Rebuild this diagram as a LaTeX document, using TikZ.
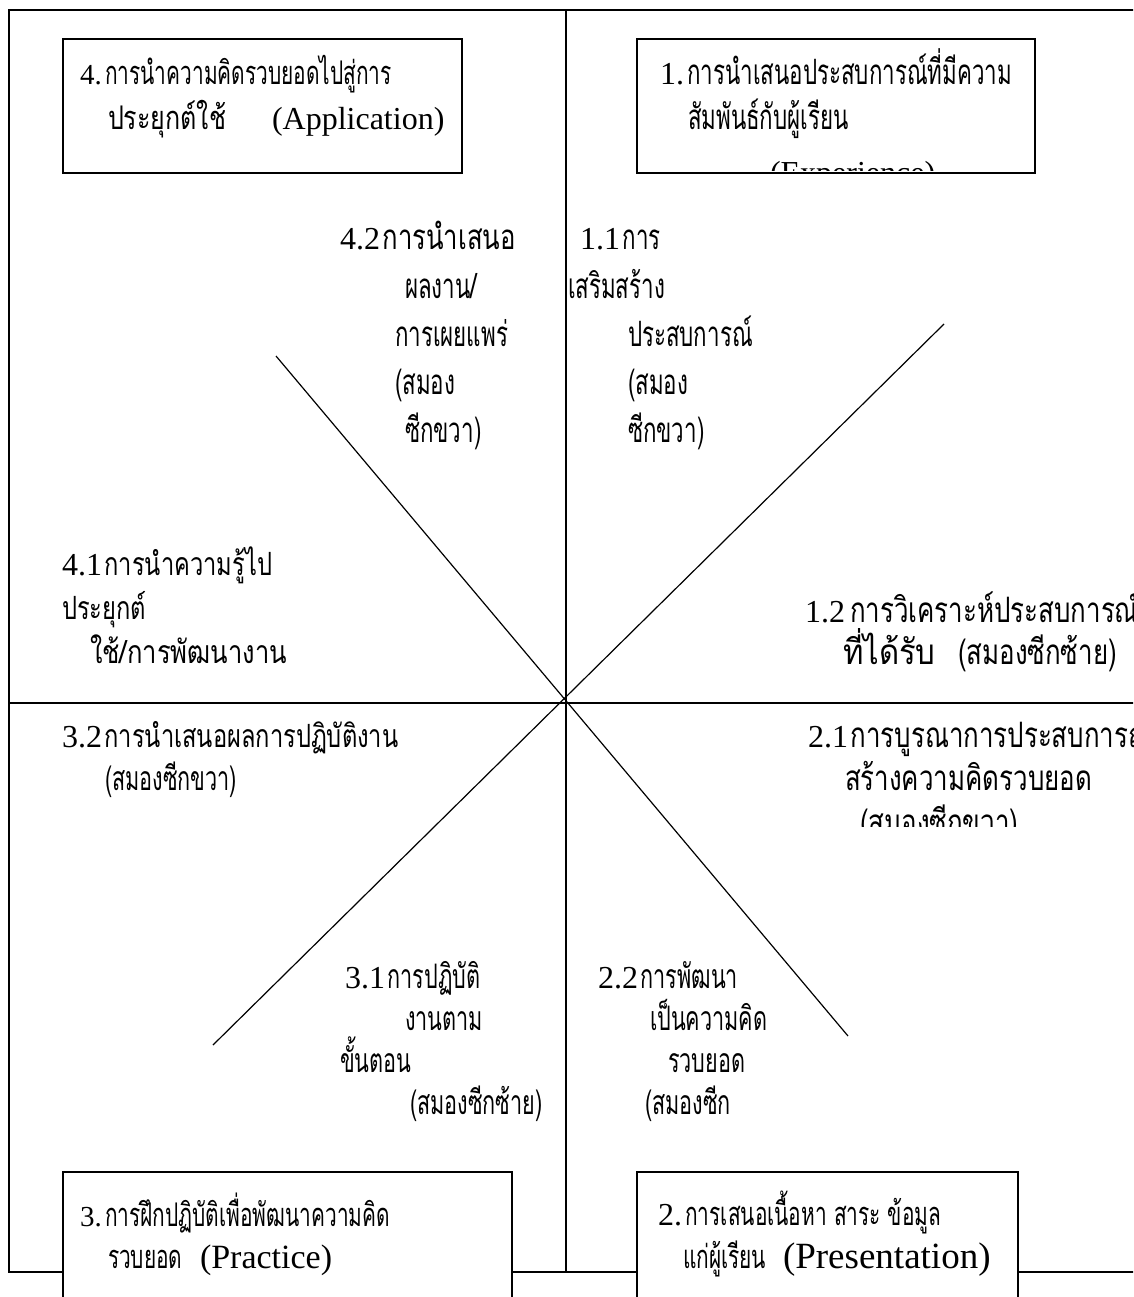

--- --- ---

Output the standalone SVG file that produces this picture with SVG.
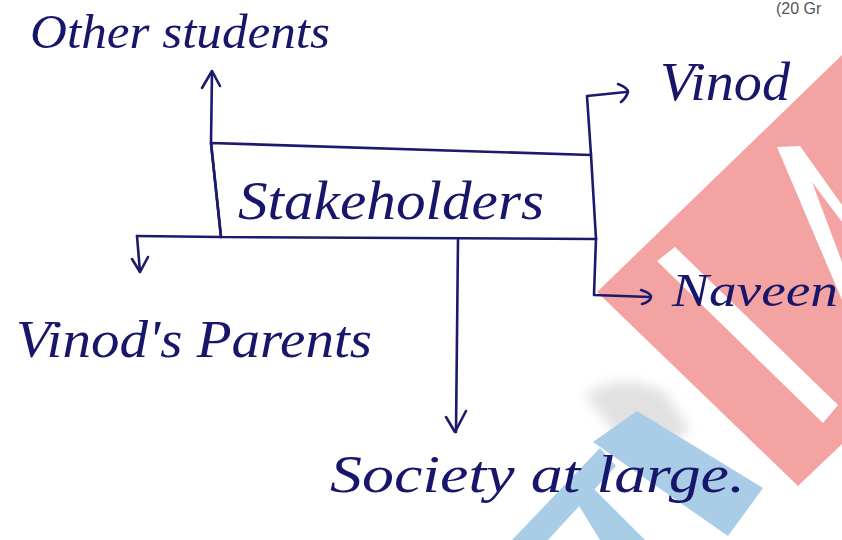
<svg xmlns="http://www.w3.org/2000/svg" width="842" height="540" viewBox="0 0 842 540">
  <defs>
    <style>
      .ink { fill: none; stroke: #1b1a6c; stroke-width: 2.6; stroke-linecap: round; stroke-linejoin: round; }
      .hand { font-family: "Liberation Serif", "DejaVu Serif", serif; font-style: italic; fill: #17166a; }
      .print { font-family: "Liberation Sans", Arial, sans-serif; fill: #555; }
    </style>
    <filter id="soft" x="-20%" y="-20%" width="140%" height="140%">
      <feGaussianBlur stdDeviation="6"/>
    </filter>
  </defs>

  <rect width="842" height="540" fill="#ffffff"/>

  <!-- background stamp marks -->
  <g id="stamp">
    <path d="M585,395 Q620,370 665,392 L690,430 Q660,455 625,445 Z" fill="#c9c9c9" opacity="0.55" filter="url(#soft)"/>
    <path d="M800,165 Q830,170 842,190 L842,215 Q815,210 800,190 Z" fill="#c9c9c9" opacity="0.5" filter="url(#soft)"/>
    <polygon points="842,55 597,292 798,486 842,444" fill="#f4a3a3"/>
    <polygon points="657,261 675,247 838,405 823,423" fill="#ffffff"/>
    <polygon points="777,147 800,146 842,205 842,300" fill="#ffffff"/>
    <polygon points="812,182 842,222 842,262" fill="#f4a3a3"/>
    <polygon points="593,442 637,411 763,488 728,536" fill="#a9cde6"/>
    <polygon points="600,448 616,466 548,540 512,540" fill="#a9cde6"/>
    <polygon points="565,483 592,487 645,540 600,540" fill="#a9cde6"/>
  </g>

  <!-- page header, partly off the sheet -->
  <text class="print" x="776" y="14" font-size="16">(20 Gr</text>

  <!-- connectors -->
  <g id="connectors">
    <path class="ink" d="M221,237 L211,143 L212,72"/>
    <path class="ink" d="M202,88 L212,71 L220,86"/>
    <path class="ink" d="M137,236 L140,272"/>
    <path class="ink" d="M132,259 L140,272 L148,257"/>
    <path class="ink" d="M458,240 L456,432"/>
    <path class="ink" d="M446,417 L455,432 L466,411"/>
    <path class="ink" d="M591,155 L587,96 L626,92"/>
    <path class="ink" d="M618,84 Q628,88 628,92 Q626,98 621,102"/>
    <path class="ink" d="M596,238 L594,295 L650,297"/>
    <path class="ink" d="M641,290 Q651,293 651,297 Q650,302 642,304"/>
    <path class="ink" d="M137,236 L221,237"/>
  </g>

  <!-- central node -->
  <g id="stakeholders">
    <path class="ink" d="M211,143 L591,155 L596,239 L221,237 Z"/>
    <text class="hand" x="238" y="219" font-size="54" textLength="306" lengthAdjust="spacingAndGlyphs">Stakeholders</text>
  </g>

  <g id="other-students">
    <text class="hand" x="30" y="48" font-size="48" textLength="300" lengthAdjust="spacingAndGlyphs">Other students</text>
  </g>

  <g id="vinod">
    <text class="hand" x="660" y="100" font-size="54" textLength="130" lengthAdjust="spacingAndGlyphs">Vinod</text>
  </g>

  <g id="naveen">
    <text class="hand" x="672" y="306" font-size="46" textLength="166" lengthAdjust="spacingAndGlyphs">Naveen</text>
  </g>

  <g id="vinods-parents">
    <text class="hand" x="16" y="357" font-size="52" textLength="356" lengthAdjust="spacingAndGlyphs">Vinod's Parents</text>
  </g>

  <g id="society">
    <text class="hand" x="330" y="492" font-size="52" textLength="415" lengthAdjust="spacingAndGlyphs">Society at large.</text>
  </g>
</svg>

--- --- ---

What is being asked:
Going through the entries above, report how many lines include the string "this". The number alone is the answer.

Output of the task:
2